[Dataset rows]
--

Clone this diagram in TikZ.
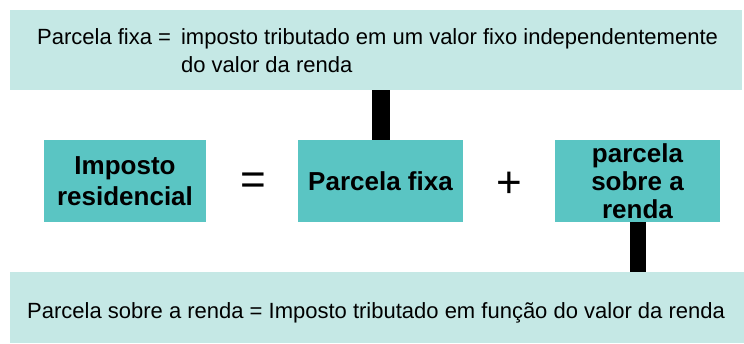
\documentclass[tikz,border=0pt]{standalone}
\usepackage{fontspec}
\setmainfont{Liberation Sans}
\definecolor{notecolor}{RGB}{197,232,229}
\definecolor{termcolor}{RGB}{90,197,195}

\begin{document}
\begin{tikzpicture}[x=1pt,y=-1pt]
        \tikzset{note/.style = {shape=rectangle,fill=notecolor,inner sep=0pt}}
        \tikzset{notetext/.style = {inner sep=0pt,anchor=base west,font=\fontsize{22}{28}\selectfont}}
        \tikzset{term/.style = {shape=rectangle,fill=termcolor,inner sep=0pt,minimum width=165pt,minimum height=82pt,align=center}}
        \tikzset{sign/.style = {inner sep=0pt,font=\fontsize{44}{44}\selectfont}}
        \tikzset{bar/.style = {line width=18pt}}
        \useasboundingbox (0,0) rectangle (744,343);
        \node[note,minimum width=732pt,minimum height=80pt] (topnote) at (376,50) {};
        \node[note,minimum width=734pt,minimum height=71pt] (botnote) at (377,307.5) {};
        \node[notetext] (toptext) at (37,44) {\begin{tabular}[t]{@{}l@{\hspace{10pt}}l@{}}Parcela fixa = & imposto tributado em um valor fixo independentemente\\ & do valor da renda\end{tabular}};
        \node[notetext] (bottext) at (27,318) {Parcela sobre a renda = Imposto tributado em função do valor da renda};
        \node[term,minimum width=162pt,font=\fontsize{26}{31}\selectfont\bfseries] (imposto) at (125,181) {Imposto\\residencial};
        \node[term,font=\fontsize{26}{31}\selectfont\bfseries] (pfixa) at (380.5,181) {Parcela fixa};
        \node[term,font=\fontsize{26}{28}\selectfont\bfseries] (prenda) at (637.5,181) {parcela\\sobre a\\renda};
        \node[sign] (eq) at (253.5,183.5) {=};
        \node[sign] (plus) at (509.5,184.5) {+};
        \draw[bar] (pfixa.north) -- (pfixa.north |- topnote.south);
        \draw[bar,line width=16pt] (prenda.south) -- (prenda.south |- botnote.north);
\end{tikzpicture}
\end{document}
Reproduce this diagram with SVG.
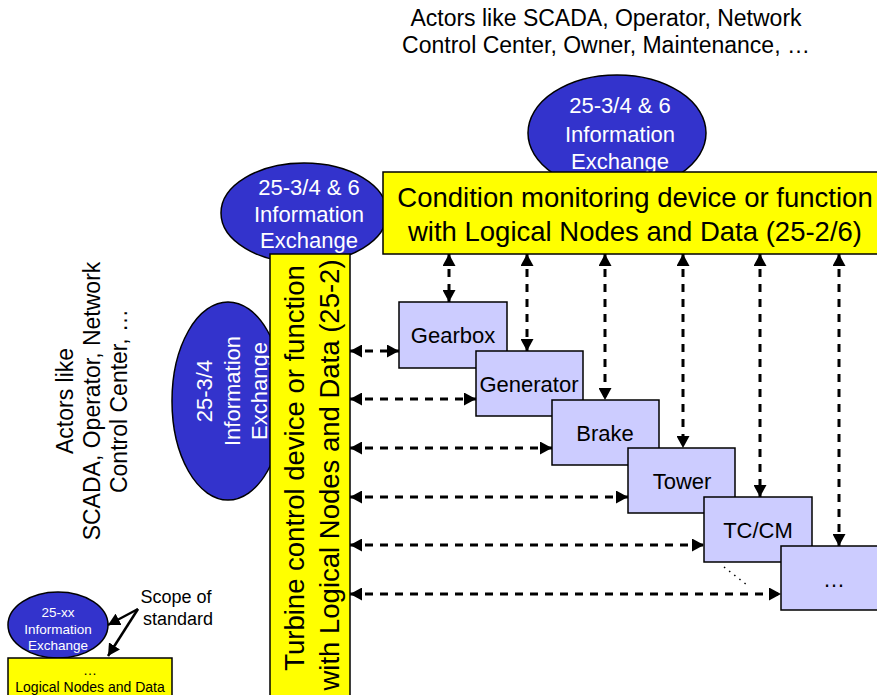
<svg xmlns="http://www.w3.org/2000/svg" width="877" height="695" viewBox="0 0 877 695">
<defs>
<style>
text{font-family:"Liberation Sans",Arial,sans-serif;}
.ell{fill:#3333cc;stroke:#000;stroke-width:1.5;}
.ellt{fill:#fff;font-size:22px;text-anchor:middle;}
.yel{fill:#ffff00;stroke:#000;stroke-width:1.5;}
.big{fill:#000;font-size:27.5px;text-anchor:middle;}
.comp{fill:#ccccff;stroke:#000;stroke-width:1.5;}
.compt{fill:#000;font-size:22px;text-anchor:middle;}
.actor{fill:#000;font-size:23px;text-anchor:middle;}
.dash{fill:none;stroke:#000;stroke-width:3;stroke-dasharray:8 7;marker-start:url(#ah);marker-end:url(#ah);}
.solid{fill:none;stroke:#000;stroke-width:2.5;marker-end:url(#ah);}
</style>
<marker id="ah" viewBox="0 0 12 13" refX="12" refY="6.5" markerWidth="12" markerHeight="13" markerUnits="userSpaceOnUse" orient="auto-start-reverse">
<path d="M0,0 L12,6.5 L0,13 z" fill="#000"/>
</marker>
</defs>
<rect width="877" height="695" fill="#fff"/>

<g id="actors-top">
<text class="actor" x="606" y="26">Actors like SCADA, Operator, Network</text>
<text class="actor" x="606" y="53">Control Center, Owner, Maintenance, …</text>
</g>

<g id="actors-left">
<text class="actor" transform="translate(73,401) rotate(-90)">Actors like</text>
<text class="actor" transform="translate(100,401) rotate(-90)">SCADA, Operator, Network</text>
<text class="actor" transform="translate(127,401) rotate(-90)">Control Center, …</text>
</g>

<g id="ie-cm">
<ellipse class="ell" cx="617" cy="133" rx="89" ry="58"/>
<text class="ellt" x="620" y="113">25-3/4 &amp; 6</text>
<text class="ellt" x="620" y="142">Information</text>
<text class="ellt" x="620" y="169">Exchange</text>
</g>

<g id="ie-tc">
<ellipse class="ell" cx="304" cy="213" rx="83" ry="50"/>
<text class="ellt" x="309" y="195">25-3/4 &amp; 6</text>
<text class="ellt" x="309" y="222">Information</text>
<text class="ellt" x="309" y="248">Exchange</text>
</g>

<g id="ie-34">
<ellipse class="ell" cx="228" cy="401" rx="56" ry="99"/>
<text class="ellt" transform="translate(212,391) rotate(-90)">25-3/4</text>
<text class="ellt" transform="translate(240,391) rotate(-90)">Information</text>
<text class="ellt" transform="translate(267,391) rotate(-90)">Exchange</text>
</g>

<g id="cm-device">
<rect class="yel" x="383" y="172" width="500" height="82"/>
<text class="big" x="635" y="207">Condition monitoring device or function</text>
<text class="big" x="635" y="241">with Logical Nodes and Data (25-2/6)</text>
</g>

<g id="tc-device">
<rect class="yel" x="270" y="254" width="80" height="450"/>
<text class="big" transform="translate(304,468) rotate(-90)">Turbine control device or function</text>
<text class="big" transform="translate(339,475) rotate(-90)">with Logical Nodes and Data (25-2)</text>
</g>

<g id="gearbox">
<rect class="comp" x="399" y="302" width="108" height="66"/>
<text class="compt" x="453" y="343">Gearbox</text>
</g>
<g id="generator">
<rect class="comp" x="476" y="351" width="107" height="65"/>
<text class="compt" x="529" y="392">Generator</text>
</g>
<g id="brake">
<rect class="comp" x="552" y="400" width="107" height="65"/>
<text class="compt" x="605" y="441">Brake</text>
</g>
<g id="tower">
<rect class="comp" x="628" y="448" width="107" height="65"/>
<text class="compt" x="682" y="489">Tower</text>
</g>
<g id="tccm">
<rect class="comp" x="704" y="497" width="108" height="65"/>
<text class="compt" x="758" y="538">TC/CM</text>
</g>
<g id="more">
<rect class="comp" x="781" y="546" width="110" height="64"/>
<text class="compt" x="834" y="587">…</text>
</g>

<g id="legend-ie">
<ellipse class="ell" cx="58" cy="625" rx="50" ry="33"/>
<text fill="#fff" font-size="13.5" text-anchor="middle" x="58" y="617">25-xx</text>
<text fill="#fff" font-size="13.5" text-anchor="middle" x="58" y="634">Information</text>
<text fill="#fff" font-size="13.5" text-anchor="middle" x="58" y="650">Exchange</text>
</g>
<g id="legend-ln">
<rect class="yel" x="8" y="658" width="164" height="45"/>
<text fill="#000" font-size="14" text-anchor="middle" x="90" y="675">…</text>
<text fill="#000" font-size="14" text-anchor="middle" x="90" y="692">Logical Nodes and Data</text>
</g>
<g id="legend-scope">
<text fill="#000" font-size="18" text-anchor="middle" x="176" y="603">Scope of</text>
<text fill="#000" font-size="18" text-anchor="middle" x="178" y="625">standard</text>
</g>

<g id="connectors">
<path class="dash" d="M449,254 V302"/>
<path class="dash" d="M527,254 V351"/>
<path class="dash" d="M605,254 V400"/>
<path class="dash" d="M683,254 V448"/>
<path class="dash" d="M760,254 V497"/>
<path class="dash" d="M839,254 V546"/>
<path class="dash" d="M350,351 H399"/>
<path class="dash" d="M350,399 H476"/>
<path class="dash" d="M350,448 H552"/>
<path class="dash" d="M350,497 H628"/>
<path class="dash" d="M350,545 H704"/>
<path class="dash" d="M350,594 H781"/>
<path d="M724,567 L747,585" fill="none" stroke="#000" stroke-width="1.5" stroke-dasharray="1.5 5"/>
<path class="solid" d="M138,609 L108,625"/>
<path class="solid" d="M138,609 L108,656"/>
</g>
</svg>
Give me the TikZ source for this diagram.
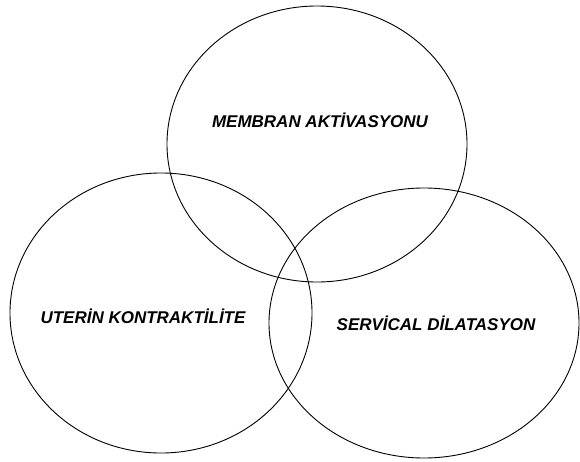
\documentclass[tikz,border=0pt]{standalone}
\usepackage{fontspec}
\setmainfont{Liberation Sans}
\begin{document}
\begin{tikzpicture}[x=1pt,y=-1pt,
  setcircle/.style={draw=black,line width=0.9pt},
  setlabel/.style={font=\fontsize{17}{19}\selectfont\bfseries\itshape,inner sep=0pt}]
\useasboundingbox (0,0) rectangle (580,461);
\draw[setcircle] (317,144) ellipse [x radius=150, y radius=138];
\draw[setcircle] (161,313) ellipse [x radius=151, y radius=140];
\draw[setcircle] (424,323) ellipse [x radius=155, y radius=135];
\node[setlabel] (membran) at (320,120) {MEMBRAN AKT\.{I}VASYONU};
\node[setlabel] (uterin) at (143,316) {UTER\.{I}N KONTRAKT\.{I}L\.{I}TE};
\node[setlabel] (servical) at (436,323) {SERV\.{I}CAL D\.{I}LATASYON};
\end{tikzpicture}
\end{document}
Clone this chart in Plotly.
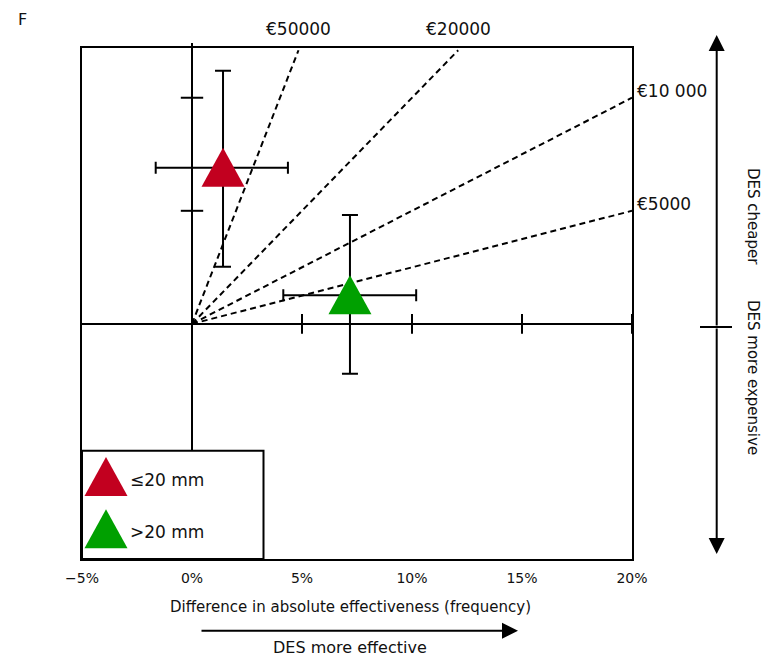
import plotly.graph_objects as go

# ---------------- data ----------------
groups = ['≤20 mm', '>20 mm']
group_colors = ['#C2001F', '#00A000']
eff = [1.41, 7.18]          # difference in effectiveness (%)
eff_lo = [-1.65, 4.15]
eff_hi = [4.36, 10.19]
cost = [1381, 252]          # difference in cost (EUR)
cost_lo = [506, -442]
cost_hi = [2238, 963]

wtp = [50000, 20000, 10000, 5000]
wtp_labels = ['€50000', '€20000', '€10 000', '€5000']

x_tick_vals = [-5, 0, 5, 10, 15, 20]
x_tick_text = ['−5%', '0%', '5%', '10%', '15%', '20%']
x_axis_ticks = [5, 10, 15, 20]
y_axis_ticks = [1000, 2000]

X_RANGE = [-5, 20]
Y_RANGE = [-2080, 2440]
Y_LINE_TOP = 2420

# ---------------- layout geometry ----------------
W, H = 763, 656
L, R, T, B = 82, 131, 48, 97
PW, PH = W - L - R, H - T - B


def px(xp):
    return (xp - L) / PW


def py(yp):
    return (H - B - yp) / PH


FONT = 'DejaVu Sans, Liberation Sans, Arial, sans-serif'
TXT = '#111111'

fig = go.Figure()

# error bars
for i, g in enumerate(groups):
    fig.add_trace(go.Scatter(
        x=[eff[i]], y=[cost[i]], mode='markers',
        marker=dict(size=2, color='black'),
        error_x=dict(type='data', symmetric=False,
                     array=[eff_hi[i] - eff[i]], arrayminus=[eff[i] - eff_lo[i]],
                     color='black', thickness=2, width=6),
        error_y=dict(type='data', symmetric=False,
                     array=[cost_hi[i] - cost[i]], arrayminus=[cost[i] - cost_lo[i]],
                     color='black', thickness=2, width=8),
        name=g, hoverinfo='skip'))

# willingness-to-pay lines
for lam, lab in zip(wtp, wtp_labels):
    x_end = min(X_RANGE[1], Y_LINE_TOP * 100 / lam)
    y_end = lam * x_end / 100
    fig.add_trace(go.Scatter(
        x=[0, x_end], y=[0, y_end], mode='lines',
        line=dict(color='black', width=2, dash='6px,4px'),
        hoverinfo='skip'))
    if x_end < X_RANGE[1]:
        fig.add_annotation(x=x_end, y=py(29), xref='x', yref='paper',
                           text=lab, showarrow=False, xanchor='center', yanchor='middle',
                           font=dict(family=FONT, size=17, color=TXT))
    else:
        fig.add_annotation(x=x_end, y=y_end, xref='x', yref='y',
                           text=lab, showarrow=False, xanchor='left', yanchor='middle',
                           xshift=3, yshift=7,
                           font=dict(family=FONT, size=17, color=TXT))

# axis tick marks on the zero lines
fig.add_trace(go.Scatter(x=x_axis_ticks, y=[0] * len(x_axis_ticks), mode='markers',
                         marker=dict(symbol='line-ns', size=14,
                                     line=dict(width=2, color='black')),
                         hoverinfo='skip'))
fig.add_trace(go.Scatter(x=[0] * len(y_axis_ticks), y=y_axis_ticks, mode='markers',
                         marker=dict(symbol='line-ew', size=16,
                                     line=dict(width=2, color='black')),
                         hoverinfo='skip'))

shapes = []
TRI = 'M -21.5,-19 L 21.5,-19 L 0,20 Z'
# data triangles
for i in range(len(groups)):
    shapes.append(dict(type='path', xref='x', yref='y',
                       xsizemode='pixel', ysizemode='pixel',
                       xanchor=eff[i], yanchor=cost[i], path=TRI,
                       fillcolor=group_colors[i], line=dict(width=0), layer='above'))

# vertical zero line slightly above the frame
shapes.append(dict(type='line', xref='x', yref='paper', x0=0, x1=0,
                   y0=1, y1=py(43), line=dict(color='black', width=2)))

# legend box
shapes.append(dict(type='rect', xref='paper', yref='paper',
                   x0=0, x1=px(263.5), y0=0, y1=py(450.7),
                   fillcolor='white', line=dict(color='black', width=2), layer='above'))
leg_y = [477, 529.3]
for i, g in enumerate(groups):
    shapes.append(dict(type='path', xref='paper', yref='paper',
                       xsizemode='pixel', ysizemode='pixel',
                       xanchor=px(106), yanchor=py(leg_y[i]), path=TRI,
                       fillcolor=group_colors[i], line=dict(width=0), layer='above'))
    fig.add_annotation(x=px(128), y=py(leg_y[i] + 3), xref='paper', yref='paper',
                       text=g, showarrow=False, xanchor='left', yanchor='middle',
                       font=dict(family=FONT, size=17, color=TXT))

# right-side tick
shapes.append(dict(type='line', xref='paper', yref='paper',
                   x0=px(700), x1=px(732), y0=py(327), y1=py(327),
                   line=dict(color='black', width=2)))

fig.update_layout(shapes=shapes)

# right-side double arrow
fig.add_annotation(x=px(716.7), y=py(35), xref='paper', yref='paper',
                   ax=0, ay=292, axref='pixel', ayref='pixel', text='',
                   showarrow=True, arrowhead=2, arrowsize=1.6, arrowwidth=2,
                   arrowcolor='black')
fig.add_annotation(x=px(716.7), y=py(554), xref='paper', yref='paper',
                   ax=0, ay=-227, axref='pixel', ayref='pixel', text='',
                   showarrow=True, arrowhead=2, arrowsize=1.6, arrowwidth=2,
                   arrowcolor='black')
fig.add_annotation(x=px(753), y=py(216), xref='paper', yref='paper',
                   xanchor='center', yanchor='middle',
                   text='DES cheaper', textangle=90, showarrow=False,
                   font=dict(family=FONT, size=15, color=TXT))
fig.add_annotation(x=px(753), y=py(377), xref='paper', yref='paper',
                   xanchor='center', yanchor='middle',
                   text='DES more expensive', textangle=90, showarrow=False,
                   font=dict(family=FONT, size=15, color=TXT))

# x-axis title and arrow
fig.add_annotation(x=px(350), y=py(607), xref='paper', yref='paper',
                   xanchor='center', yanchor='middle',
                   text='Difference in absolute effectiveness (frequency)',
                   showarrow=False, font=dict(family=FONT, size=15, color=TXT))
fig.add_annotation(x=px(518), y=py(630.7), xref='paper', yref='paper',
                   ax=-318, ay=0, axref='pixel', ayref='pixel', text='',
                   showarrow=True, arrowhead=2, arrowsize=1.6, arrowwidth=2,
                   arrowcolor='black')
fig.add_annotation(x=px(350), y=py(647), xref='paper', yref='paper',
                   xanchor='center', yanchor='middle',
                   text='DES more effective', showarrow=False,
                   font=dict(family=FONT, size=16, color=TXT))

# panel label
fig.add_annotation(x=px(22), y=py(19), xref='paper', yref='paper',
                   xanchor='center', yanchor='middle',
                   text='F', showarrow=False,
                   font=dict(family=FONT, size=16, color=TXT))

fig.update_xaxes(range=X_RANGE, tickvals=x_tick_vals, ticktext=x_tick_text,
                 ticks='outside', ticklen=5, tickcolor='rgba(0,0,0,0)',
                 tickfont=dict(family=FONT, size=14, color=TXT),
                 showline=True, mirror=True, linecolor='black', linewidth=2,
                 zeroline=True, zerolinecolor='black', zerolinewidth=2,
                 showgrid=False, fixedrange=True)
fig.update_yaxes(range=Y_RANGE, showticklabels=False, ticks='',
                 showline=True, mirror=True, linecolor='black', linewidth=2,
                 zeroline=True, zerolinecolor='black', zerolinewidth=2,
                 showgrid=False, fixedrange=True)

fig.update_layout(width=W, height=H, margin=dict(l=L, r=R, t=T, b=B),
                  plot_bgcolor='white', paper_bgcolor='white',
                  showlegend=False)

fig.write_html('out.html')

--

EXERCISE INSTRUCTIONS: Transcribe only the lines above that start at the line containing "Clone this chart in Plotly." and end at the line containing "fig = go.Figure()". Omit pictures.

RESULT OF THE TASK:
Clone this chart in Plotly.
import plotly.graph_objects as go

# ---------------- data ----------------
groups = ['≤20 mm', '>20 mm']
group_colors = ['#C2001F', '#00A000']
eff = [1.41, 7.18]          # difference in effectiveness (%)
eff_lo = [-1.65, 4.15]
eff_hi = [4.36, 10.19]
cost = [1381, 252]          # difference in cost (EUR)
cost_lo = [506, -442]
cost_hi = [2238, 963]

wtp = [50000, 20000, 10000, 5000]
wtp_labels = ['€50000', '€20000', '€10 000', '€5000']

x_tick_vals = [-5, 0, 5, 10, 15, 20]
x_tick_text = ['−5%', '0%', '5%', '10%', '15%', '20%']
x_axis_ticks = [5, 10, 15, 20]
y_axis_ticks = [1000, 2000]

X_RANGE = [-5, 20]
Y_RANGE = [-2080, 2440]
Y_LINE_TOP = 2420

# ---------------- layout geometry ----------------
W, H = 763, 656
L, R, T, B = 82, 131, 48, 97
PW, PH = W - L - R, H - T - B


def px(xp):
    return (xp - L) / PW


def py(yp):
    return (H - B - yp) / PH


FONT = 'DejaVu Sans, Liberation Sans, Arial, sans-serif'
TXT = '#111111'

fig = go.Figure()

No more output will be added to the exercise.